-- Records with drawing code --
--- BEGIN ---

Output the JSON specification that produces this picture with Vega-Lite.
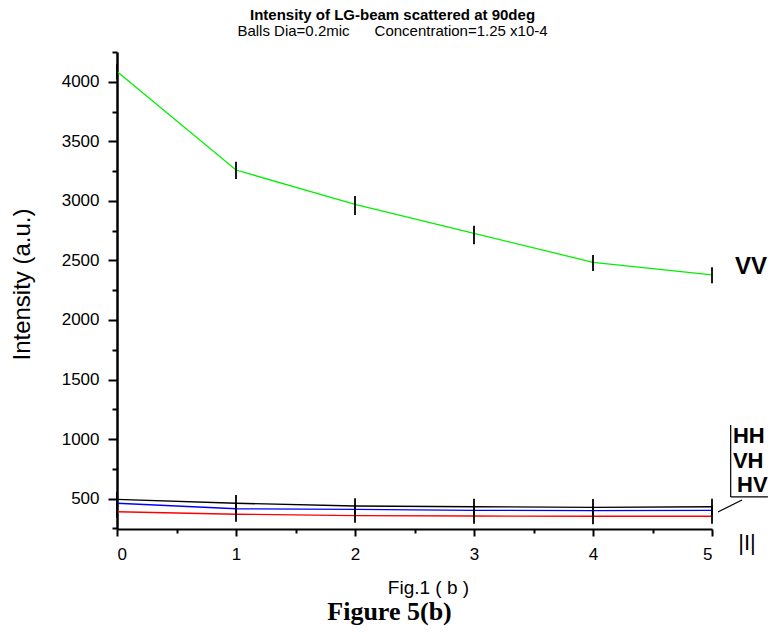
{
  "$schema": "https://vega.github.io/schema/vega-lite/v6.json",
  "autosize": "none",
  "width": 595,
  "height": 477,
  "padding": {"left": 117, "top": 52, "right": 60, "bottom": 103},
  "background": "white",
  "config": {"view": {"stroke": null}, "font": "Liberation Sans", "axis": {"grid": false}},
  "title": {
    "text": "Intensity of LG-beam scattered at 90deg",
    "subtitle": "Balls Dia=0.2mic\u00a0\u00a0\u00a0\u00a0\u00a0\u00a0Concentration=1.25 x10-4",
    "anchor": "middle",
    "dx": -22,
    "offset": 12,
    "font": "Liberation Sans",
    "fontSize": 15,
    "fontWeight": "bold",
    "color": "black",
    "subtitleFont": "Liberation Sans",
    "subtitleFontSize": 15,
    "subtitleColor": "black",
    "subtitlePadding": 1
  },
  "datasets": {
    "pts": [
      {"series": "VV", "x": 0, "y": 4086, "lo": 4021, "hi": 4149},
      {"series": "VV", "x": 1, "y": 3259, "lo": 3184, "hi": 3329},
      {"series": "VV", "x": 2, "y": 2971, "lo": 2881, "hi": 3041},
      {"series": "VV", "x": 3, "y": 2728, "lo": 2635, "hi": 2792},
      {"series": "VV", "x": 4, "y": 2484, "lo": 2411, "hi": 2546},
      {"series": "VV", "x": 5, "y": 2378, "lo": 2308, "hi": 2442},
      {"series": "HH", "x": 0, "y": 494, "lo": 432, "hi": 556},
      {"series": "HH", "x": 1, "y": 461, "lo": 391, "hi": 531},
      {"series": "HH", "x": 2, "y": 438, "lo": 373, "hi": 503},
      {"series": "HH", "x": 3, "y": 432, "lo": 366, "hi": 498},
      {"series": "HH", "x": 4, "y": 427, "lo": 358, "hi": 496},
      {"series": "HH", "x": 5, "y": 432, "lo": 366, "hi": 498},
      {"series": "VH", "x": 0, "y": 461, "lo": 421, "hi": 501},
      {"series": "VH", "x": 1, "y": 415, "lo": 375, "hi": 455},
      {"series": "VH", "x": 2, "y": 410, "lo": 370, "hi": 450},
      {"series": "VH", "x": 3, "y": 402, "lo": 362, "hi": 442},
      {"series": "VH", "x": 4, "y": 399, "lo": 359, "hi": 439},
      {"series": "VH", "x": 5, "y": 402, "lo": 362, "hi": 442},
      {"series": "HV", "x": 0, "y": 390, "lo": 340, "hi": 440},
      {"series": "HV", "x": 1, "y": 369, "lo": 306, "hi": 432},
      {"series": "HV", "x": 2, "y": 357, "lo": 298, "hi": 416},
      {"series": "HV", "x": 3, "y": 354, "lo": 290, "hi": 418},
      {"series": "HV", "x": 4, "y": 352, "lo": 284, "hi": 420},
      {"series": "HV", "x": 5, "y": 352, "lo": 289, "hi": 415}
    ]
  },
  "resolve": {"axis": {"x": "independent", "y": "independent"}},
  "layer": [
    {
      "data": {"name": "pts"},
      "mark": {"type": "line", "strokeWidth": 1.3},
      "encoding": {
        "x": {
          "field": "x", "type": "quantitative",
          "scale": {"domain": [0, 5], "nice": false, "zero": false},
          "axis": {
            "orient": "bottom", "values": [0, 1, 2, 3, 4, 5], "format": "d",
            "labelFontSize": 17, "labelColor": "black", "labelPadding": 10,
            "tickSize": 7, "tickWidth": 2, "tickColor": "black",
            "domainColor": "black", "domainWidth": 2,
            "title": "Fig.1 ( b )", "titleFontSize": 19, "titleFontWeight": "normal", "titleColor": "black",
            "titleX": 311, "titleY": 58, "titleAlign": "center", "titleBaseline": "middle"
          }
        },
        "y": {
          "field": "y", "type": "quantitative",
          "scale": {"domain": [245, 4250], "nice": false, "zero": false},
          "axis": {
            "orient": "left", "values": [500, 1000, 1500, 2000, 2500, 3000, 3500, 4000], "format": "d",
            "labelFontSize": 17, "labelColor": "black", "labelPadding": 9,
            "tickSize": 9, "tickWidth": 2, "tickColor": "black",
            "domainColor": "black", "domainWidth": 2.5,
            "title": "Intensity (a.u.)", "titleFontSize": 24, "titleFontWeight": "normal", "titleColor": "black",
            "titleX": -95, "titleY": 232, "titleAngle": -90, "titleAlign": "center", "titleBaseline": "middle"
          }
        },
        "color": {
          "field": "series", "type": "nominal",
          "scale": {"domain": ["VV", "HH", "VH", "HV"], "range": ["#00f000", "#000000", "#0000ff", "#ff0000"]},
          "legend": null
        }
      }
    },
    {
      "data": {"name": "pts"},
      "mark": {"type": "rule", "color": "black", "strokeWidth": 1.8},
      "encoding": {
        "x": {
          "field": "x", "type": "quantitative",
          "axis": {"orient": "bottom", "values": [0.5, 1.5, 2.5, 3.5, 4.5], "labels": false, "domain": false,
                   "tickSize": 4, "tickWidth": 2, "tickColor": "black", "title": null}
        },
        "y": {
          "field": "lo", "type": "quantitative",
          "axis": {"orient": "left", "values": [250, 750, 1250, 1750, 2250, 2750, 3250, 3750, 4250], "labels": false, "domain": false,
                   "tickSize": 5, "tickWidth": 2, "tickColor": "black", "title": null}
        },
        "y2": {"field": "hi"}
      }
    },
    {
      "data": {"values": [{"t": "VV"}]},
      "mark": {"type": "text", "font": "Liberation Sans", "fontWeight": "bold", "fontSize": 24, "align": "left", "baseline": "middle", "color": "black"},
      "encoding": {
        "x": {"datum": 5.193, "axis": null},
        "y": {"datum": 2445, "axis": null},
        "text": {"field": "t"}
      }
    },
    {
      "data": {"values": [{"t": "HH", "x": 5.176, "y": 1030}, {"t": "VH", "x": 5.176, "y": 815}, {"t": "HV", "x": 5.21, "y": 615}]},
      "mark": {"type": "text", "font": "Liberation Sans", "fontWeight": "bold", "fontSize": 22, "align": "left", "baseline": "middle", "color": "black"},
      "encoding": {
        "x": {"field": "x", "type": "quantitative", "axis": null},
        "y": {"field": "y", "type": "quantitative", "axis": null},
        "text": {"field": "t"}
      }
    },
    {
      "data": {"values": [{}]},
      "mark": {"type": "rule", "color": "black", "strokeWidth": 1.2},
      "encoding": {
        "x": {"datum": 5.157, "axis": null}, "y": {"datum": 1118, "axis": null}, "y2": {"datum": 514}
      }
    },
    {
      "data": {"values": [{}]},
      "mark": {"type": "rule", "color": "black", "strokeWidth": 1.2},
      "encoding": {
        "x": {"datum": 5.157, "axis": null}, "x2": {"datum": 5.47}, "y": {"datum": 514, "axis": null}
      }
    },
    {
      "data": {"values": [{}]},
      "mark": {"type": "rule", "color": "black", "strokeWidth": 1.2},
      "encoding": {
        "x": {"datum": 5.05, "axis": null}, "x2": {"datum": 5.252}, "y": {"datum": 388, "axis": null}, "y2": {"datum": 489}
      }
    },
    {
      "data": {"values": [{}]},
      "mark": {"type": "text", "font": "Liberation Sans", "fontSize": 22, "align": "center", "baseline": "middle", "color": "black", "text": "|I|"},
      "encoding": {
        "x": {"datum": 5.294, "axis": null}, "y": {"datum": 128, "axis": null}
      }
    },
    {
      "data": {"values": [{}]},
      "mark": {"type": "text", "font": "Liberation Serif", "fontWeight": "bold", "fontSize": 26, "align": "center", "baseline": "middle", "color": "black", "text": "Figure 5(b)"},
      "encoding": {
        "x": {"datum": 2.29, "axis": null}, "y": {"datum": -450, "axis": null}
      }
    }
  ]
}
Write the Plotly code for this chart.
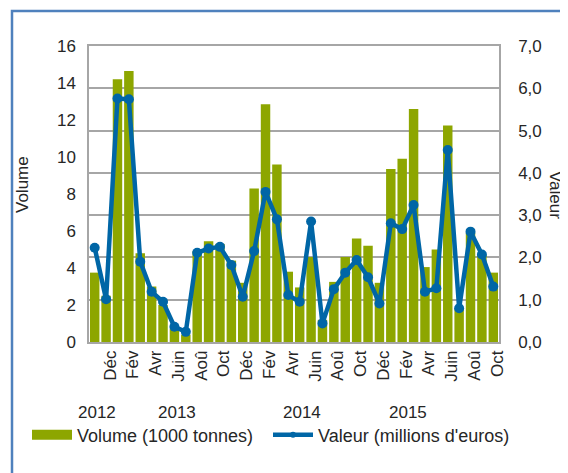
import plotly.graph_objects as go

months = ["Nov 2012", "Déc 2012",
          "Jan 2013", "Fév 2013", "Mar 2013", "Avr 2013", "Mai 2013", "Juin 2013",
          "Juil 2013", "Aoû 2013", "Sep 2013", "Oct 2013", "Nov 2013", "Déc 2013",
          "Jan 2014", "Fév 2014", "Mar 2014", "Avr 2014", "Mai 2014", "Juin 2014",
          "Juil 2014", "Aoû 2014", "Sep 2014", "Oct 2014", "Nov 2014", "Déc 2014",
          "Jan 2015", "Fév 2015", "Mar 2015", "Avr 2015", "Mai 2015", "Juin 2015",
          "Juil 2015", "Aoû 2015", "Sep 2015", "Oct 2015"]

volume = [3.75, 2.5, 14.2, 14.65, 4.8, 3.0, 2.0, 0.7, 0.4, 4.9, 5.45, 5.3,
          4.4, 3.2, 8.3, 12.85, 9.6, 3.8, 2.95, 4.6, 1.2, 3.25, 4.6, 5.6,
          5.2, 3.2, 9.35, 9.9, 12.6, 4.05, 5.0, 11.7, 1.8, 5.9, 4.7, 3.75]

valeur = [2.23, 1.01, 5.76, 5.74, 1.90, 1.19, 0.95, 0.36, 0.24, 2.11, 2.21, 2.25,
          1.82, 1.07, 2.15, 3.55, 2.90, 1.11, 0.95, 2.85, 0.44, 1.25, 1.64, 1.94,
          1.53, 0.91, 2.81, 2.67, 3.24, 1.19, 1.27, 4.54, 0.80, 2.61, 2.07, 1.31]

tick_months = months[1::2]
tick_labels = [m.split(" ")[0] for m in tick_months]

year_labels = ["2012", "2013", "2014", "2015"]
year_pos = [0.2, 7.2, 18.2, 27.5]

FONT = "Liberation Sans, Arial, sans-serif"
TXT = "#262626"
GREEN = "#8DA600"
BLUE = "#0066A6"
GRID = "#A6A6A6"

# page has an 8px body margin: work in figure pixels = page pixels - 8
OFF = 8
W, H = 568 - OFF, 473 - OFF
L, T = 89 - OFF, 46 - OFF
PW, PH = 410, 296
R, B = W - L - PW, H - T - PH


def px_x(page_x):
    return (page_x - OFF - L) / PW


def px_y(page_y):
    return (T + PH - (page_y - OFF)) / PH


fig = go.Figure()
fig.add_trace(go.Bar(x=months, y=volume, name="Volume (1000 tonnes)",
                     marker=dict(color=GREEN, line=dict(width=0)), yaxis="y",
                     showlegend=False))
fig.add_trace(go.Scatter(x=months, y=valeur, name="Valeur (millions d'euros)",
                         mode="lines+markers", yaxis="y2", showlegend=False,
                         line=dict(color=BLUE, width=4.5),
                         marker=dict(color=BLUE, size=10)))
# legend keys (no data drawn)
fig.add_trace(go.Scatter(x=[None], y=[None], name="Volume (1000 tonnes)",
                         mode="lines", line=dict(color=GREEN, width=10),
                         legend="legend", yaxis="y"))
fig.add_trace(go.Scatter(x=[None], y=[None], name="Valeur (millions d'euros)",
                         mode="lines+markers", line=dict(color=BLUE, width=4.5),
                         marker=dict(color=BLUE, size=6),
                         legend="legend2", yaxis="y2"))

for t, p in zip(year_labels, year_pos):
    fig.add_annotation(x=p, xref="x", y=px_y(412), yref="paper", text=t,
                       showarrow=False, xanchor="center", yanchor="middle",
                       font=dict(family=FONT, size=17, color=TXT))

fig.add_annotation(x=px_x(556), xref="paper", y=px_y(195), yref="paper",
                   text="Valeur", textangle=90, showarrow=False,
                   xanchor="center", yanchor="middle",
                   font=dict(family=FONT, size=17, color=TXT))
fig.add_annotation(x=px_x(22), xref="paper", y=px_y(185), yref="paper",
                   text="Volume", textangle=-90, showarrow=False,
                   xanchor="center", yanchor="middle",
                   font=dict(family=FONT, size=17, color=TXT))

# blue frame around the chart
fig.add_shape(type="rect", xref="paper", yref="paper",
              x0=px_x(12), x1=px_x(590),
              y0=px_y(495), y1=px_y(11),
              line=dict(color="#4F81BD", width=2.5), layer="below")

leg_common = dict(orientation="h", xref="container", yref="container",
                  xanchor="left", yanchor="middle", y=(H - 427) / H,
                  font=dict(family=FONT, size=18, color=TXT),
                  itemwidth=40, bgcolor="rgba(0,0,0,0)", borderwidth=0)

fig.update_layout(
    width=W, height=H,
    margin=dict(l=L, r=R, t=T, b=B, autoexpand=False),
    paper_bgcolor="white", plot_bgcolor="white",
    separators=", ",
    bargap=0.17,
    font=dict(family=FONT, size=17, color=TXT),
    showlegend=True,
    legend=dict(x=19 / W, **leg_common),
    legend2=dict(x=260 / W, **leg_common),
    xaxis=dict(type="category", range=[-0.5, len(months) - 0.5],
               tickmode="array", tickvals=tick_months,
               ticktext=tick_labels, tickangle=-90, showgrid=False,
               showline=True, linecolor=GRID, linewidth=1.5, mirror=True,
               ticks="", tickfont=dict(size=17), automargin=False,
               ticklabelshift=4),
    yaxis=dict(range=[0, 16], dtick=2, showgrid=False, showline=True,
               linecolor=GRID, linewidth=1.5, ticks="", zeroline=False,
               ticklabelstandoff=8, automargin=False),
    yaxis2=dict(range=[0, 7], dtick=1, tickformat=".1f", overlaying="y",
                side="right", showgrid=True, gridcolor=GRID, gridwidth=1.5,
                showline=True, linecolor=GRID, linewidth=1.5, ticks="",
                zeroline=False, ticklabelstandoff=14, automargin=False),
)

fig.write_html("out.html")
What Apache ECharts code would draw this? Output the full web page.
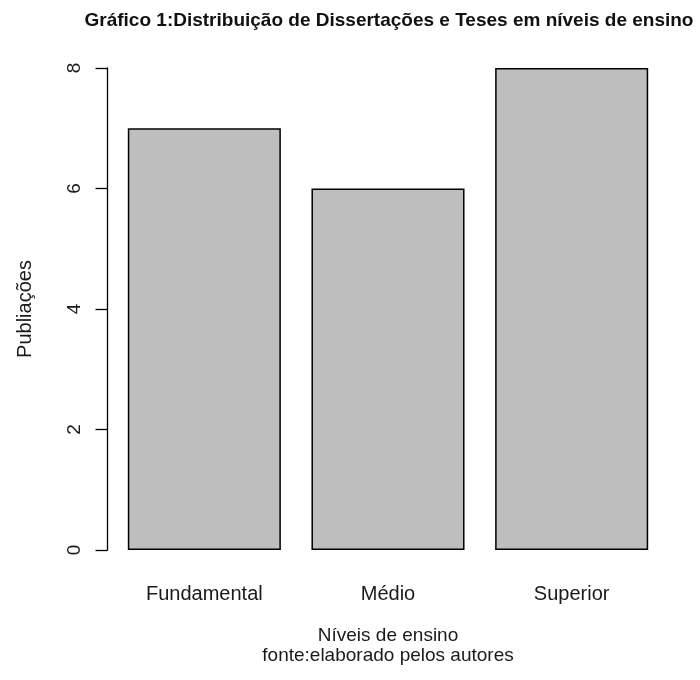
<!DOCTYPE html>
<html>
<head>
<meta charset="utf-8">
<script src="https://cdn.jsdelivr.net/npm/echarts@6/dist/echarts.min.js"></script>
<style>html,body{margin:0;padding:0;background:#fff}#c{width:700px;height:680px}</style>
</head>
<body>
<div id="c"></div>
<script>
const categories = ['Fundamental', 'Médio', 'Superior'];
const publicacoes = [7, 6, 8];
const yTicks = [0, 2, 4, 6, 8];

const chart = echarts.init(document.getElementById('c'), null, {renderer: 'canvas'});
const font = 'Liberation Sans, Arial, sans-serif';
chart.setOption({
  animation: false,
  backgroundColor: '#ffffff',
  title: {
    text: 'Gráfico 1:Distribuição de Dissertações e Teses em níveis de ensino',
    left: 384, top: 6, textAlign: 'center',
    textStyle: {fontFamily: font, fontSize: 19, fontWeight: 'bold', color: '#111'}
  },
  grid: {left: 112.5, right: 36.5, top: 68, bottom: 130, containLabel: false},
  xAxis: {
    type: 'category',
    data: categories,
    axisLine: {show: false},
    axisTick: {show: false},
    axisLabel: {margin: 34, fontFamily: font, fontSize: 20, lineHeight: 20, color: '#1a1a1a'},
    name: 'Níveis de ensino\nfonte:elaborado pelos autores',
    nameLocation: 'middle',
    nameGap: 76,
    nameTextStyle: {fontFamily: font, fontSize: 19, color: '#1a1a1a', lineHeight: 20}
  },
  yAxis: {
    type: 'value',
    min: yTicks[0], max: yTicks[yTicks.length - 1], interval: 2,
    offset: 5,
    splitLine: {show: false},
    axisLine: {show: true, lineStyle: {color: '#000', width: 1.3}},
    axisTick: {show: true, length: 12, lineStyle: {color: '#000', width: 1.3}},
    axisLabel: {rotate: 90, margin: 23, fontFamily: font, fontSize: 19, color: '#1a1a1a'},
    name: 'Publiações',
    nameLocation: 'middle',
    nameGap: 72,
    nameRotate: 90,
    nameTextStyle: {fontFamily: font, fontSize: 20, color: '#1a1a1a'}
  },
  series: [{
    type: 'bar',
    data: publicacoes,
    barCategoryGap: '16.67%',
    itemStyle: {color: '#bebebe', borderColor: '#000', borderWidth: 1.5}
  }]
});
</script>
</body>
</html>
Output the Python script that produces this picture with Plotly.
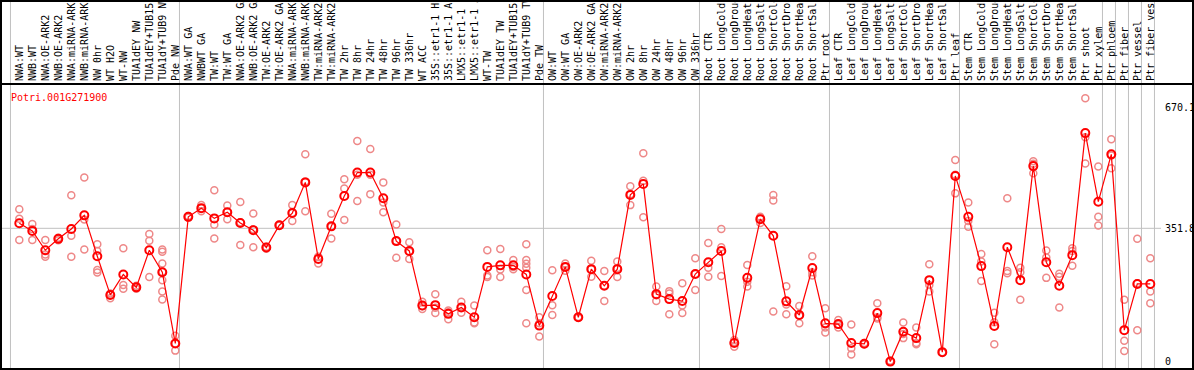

--- END ---

-- Exercise objective --
From the records above, give again only the part that opens with the line containing "What Apache ECharts" and closes with the line containing "const yTicks = [0, 2, 4, 6, 8];". Keep both ends but drop the pictures.

-- Complete response --
What Apache ECharts code would draw this? Output the full web page.
<!DOCTYPE html>
<html>
<head>
<meta charset="utf-8">
<script src="https://cdn.jsdelivr.net/npm/echarts@6/dist/echarts.min.js"></script>
<style>html,body{margin:0;padding:0;background:#fff}#c{width:700px;height:680px}</style>
</head>
<body>
<div id="c"></div>
<script>
const categories = ['Fundamental', 'Médio', 'Superior'];
const publicacoes = [7, 6, 8];
const yTicks = [0, 2, 4, 6, 8];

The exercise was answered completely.